-- Rows from a dataset of charts and code --
(begin)

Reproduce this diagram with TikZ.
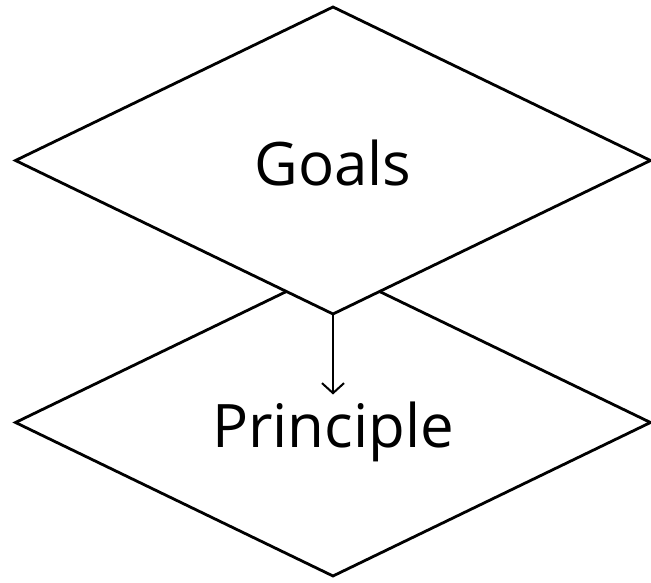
\documentclass[tikz,border=0pt]{standalone}
\usepackage{fontspec}
\setmainfont{Open Sans}
\usetikzlibrary{arrows.meta,positioning,shapes.geometric,backgrounds}
\tikzset{
  layerbox/.style={diamond, draw, line width=2.8pt, fill=white,
    minimum width=635pt, minimum height=307pt, inner sep=0pt, outer sep=0pt,
    text height=50pt, text depth=0pt, font=\fontsize{60}{62}\selectfont},
  arr/.style={-{Straight Barb[length=10pt,width=22pt,line width=2pt]}, line width=2pt},
}

\begin{document}
\begin{tikzpicture}[x=1pt,y=1pt]
  \useasboundingbox (0,0) rectangle (651,583);
  % top layer
  \node[layerbox] (goals) at (333,422.5) {Goals};
  % lower layer, partly hidden by the top one
  \begin{scope}[on background layer]
    \node[layerbox, below=-45pt of goals] (principle) {Principle};
  \end{scope}

  % Arrow
  \draw[arr, shorten >=28pt] (goals.south) -- (principle.center);
\end{tikzpicture}
\end{document}
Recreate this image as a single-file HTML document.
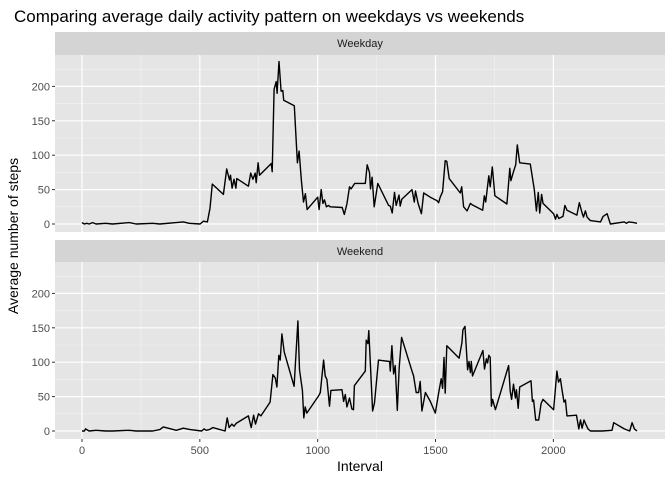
<!DOCTYPE html>
<html><head><meta charset="utf-8"><style>
body{margin:0;background:#fff;}
svg{display:block;font-family:"Liberation Sans",Arial,sans-serif;}
</style></head><body>
<svg id="c" width="672" height="480"></svg>
<script>
const weekdayIntervals=[0,10,20,30,45,60,100,130,200,230,300,330,400,430,455,501,515,532,543,553,600,614,626,630,637,645,653,657,706,716,725,735,739,747,753,803,807,815,824,828,836,845,852,856,901,914,921,931,940,948,955,1000,1006,1015,1022,1029,1037,1046,1053,1104,1113,1124,1135,1142,1157,1202,1210,1220,1224,1231,1240,1255,1301,1308,1316,1326,1333,1345,1350,1357,1400,1410,1415,1426,1440,1450,1478,1506,1513,1520,1530,1541,1548,1558,1605,1611,1619,1634,1648,1655,1700,1707,1713,1726,1732,1741,1752,1803,1815,1820,1831,1840,1847,1857,1902,1919,1928,1936,1942,1950,1956,2001,2009,2015,2023,2041,2049,2058,2100,2110,2122,2128,2136,2143,2157,2200,2211,2228,2242,2301,2310,2320,2341,2355];
const weekdayValues=[2,0,1,0,2,0,1,0,2,0,1,0,2,3,1,0,4,3,23,58,43,80,64,71,52,65,52,66,55,74,65,74,60,89,71,88,76,196,207,190,236,193,194,180,172,89,106,63,32,44,21,39,21,50,30,35,25,27,25,24,14,29,54,51,59,59,86,75,51,68,25,59,27,26,16,46,27,42,26,36,50,32,48,30,15,45,39,34,31,39,47,92,91,66,45,54,25,19,30,28,20,41,32,70,54,83,41,29,81,63,76,86,115,89,87,50,19,46,16,43,30,15,7,14,8,11,27,20,13,31,16,10,19,10,5,3,11,15,0,3,1,3,2,1];
const weekendIntervals=[0,10,15,30,60,100,130,200,230,300,330,345,400,430,459,508,518,527,540,555,607,616,624,636,645,654,706,718,728,736,749,759,798,810,820,827,835,841,848,858,900,916,923,935,941,947,954,1004,1011,1025,1032,1039,1050,1056,1103,1110,1117,1124,1135,1145,1152,1156,1202,1206,1213,1217,1233,1241,1258,1305,1308,1315,1322,1329,1338,1346,1356,1400,1407,1418,1428,1435,1442,1457,1478,1499,1513,1524,1530,1536,1541,1548,1600,1612,1616,1625,1636,1642,1648,1652,1657,1701,1708,1716,1721,1726,1732,1737,1742,1754,1810,1817,1823,1831,1839,1843,1851,1857,1905,1911,1916,1925,1938,1948,1956,2001,2007,2015,2022,2030,2037,2045,2051,2058,2098,2108,2115,2122,2130,2136,2147,2157,2207,2249,2256,2301,2324,2334,2344,2355];
const weekendValues=[0,0,3,0,1,0,0,1,0,0,2,6,1,4,2,0,3,1,2,5,0,19,5,10,7,11,22,5,23,10,25,22,42,82,77,64,110,103,141,115,65,160,89,59,19,35,26,51,56,103,80,75,36,59,60,43,53,35,48,32,31,66,87,132,127,146,29,41,103,101,87,124,83,95,30,92,136,87,80,56,56,72,29,56,43,26,55,76,62,107,55,124,106,128,147,152,89,101,85,101,80,117,90,105,99,110,107,36,46,31,95,58,46,68,48,60,33,64,73,43,45,16,16,40,46,31,54,87,71,76,59,42,45,22,23,3,16,4,16,11,3,0,0,1,12,3,0,12,3,0];
const xTicks=[0,500,1000,1500,2000];
const yTicks=[0,50,100,150,200];
const panels=[{name:'Weekday',ints:weekdayIntervals,vals:weekdayValues,sTop:32,top:55,bottom:232},
              {name:'Weekend',ints:weekendIntervals,vals:weekendValues,sTop:240,top:262,bottom:439}];
const L=55,R=665;
const sx=v=>82+v*0.23568;
const NS='http://www.w3.org/2000/svg';
const svg=document.getElementById('c');
function mk(t,a,p){const e=document.createElementNS(NS,t);for(const k in a)e.setAttribute(k,a[k]);(p||svg).appendChild(e);return e;}
const title=mk('text',{x:14,y:22,'font-size':17,fill:'#000'});title.textContent='Comparing average daily activity pattern on weekdays vs weekends';


panels.forEach((p,pi)=>{
  const zero=p.bottom-8;
  const sy=v=>zero-v*0.688;
  const g=mk('g',{});
  
  
  const strip=mk('rect',{x:L,y:p.sTop,width:R-L,height:p.top-p.sTop,fill:'#d4d4d4'},g);
  
  
  const st=mk('text',{x:(L+R)/2,y:p.sTop+15,'font-size':11,fill:'#1a1a1a','text-anchor':'middle'},g);st.textContent=p.name;
  
  
  mk('rect',{x:L,y:p.top,width:R-L,height:p.bottom-p.top,fill:'#e5e5e5'},g);
  for(let i=0;i<yTicks.length-1;i++){const y=sy((yTicks[i]+yTicks[i+1])/2);mk('line',{x1:L,x2:R,y1:y,y2:y,stroke:'#f2f2f2','stroke-width':0.6},g);}
  {const y=sy(225);mk('line',{x1:L,x2:R,y1:y,y2:y,stroke:'#f2f2f2','stroke-width':0.6},g);}
  for(let i=0;i<xTicks.length-1;i++){const x=sx((xTicks[i]+xTicks[i+1])/2);mk('line',{x1:x,x2:x,y1:p.top,y2:p.bottom,stroke:'#f2f2f2','stroke-width':0.6},g);}
  yTicks.forEach(t=>{const y=sy(t);mk('line',{x1:L,x2:R,y1:y,y2:y,stroke:'#fff','stroke-width':1.2},g);
    mk('line',{x1:L-3,x2:L,y1:y,y2:y,stroke:'#333','stroke-width':1},g);
    const tx=mk('text',{x:L-5,y:y+4,'font-size':11,fill:'#4d4d4d','text-anchor':'end'},g);tx.textContent=t;
    
    });
  xTicks.forEach(t=>{const x=sx(t);mk('line',{x1:x,x2:x,y1:p.top,y2:p.bottom,stroke:'#fff','stroke-width':1.2},g);
    if(pi==1){mk('line',{x1:x,x2:x,y1:p.bottom,y2:p.bottom+3,stroke:'#333','stroke-width':1},g);
      const tx=mk('text',{x:x,y:p.bottom+15,'font-size':11,fill:'#4d4d4d','text-anchor':'middle'},g);tx.textContent=t;
      
      }});
  const d=p.ints.map((v,i)=>(i?'L':'M')+sx(v).toFixed(1)+','+sy(p.vals[i]).toFixed(1)).join('');
  const line=mk('path',{d:d,fill:'none',stroke:'#000','stroke-width':1.4,'stroke-linejoin':'round'},g);
  
  
});
const xt=mk('text',{x:360,y:471,'font-size':14,fill:'#000','text-anchor':'middle'});xt.textContent='Interval';


const yt=mk('text',{x:0,y:0,'font-size':14,fill:'#000','text-anchor':'middle',transform:'translate(18,236) rotate(-90)'});yt.textContent='Average number of steps';


</script>
</body></html>
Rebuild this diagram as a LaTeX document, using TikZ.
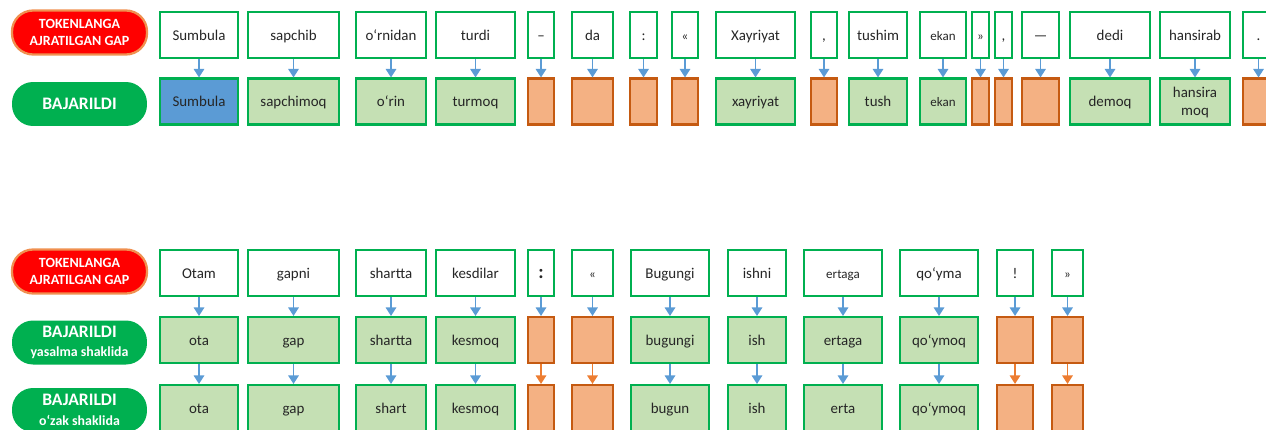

(end)

-- CHALLENGE --
List every line above that contains the word "this".

-- EXERCISE RESPONSE --
Reproduce this diagram with TikZ.
Recreate this image as a single-file HTML document.
Rebuild this diagram as a LaTeX document, using TikZ.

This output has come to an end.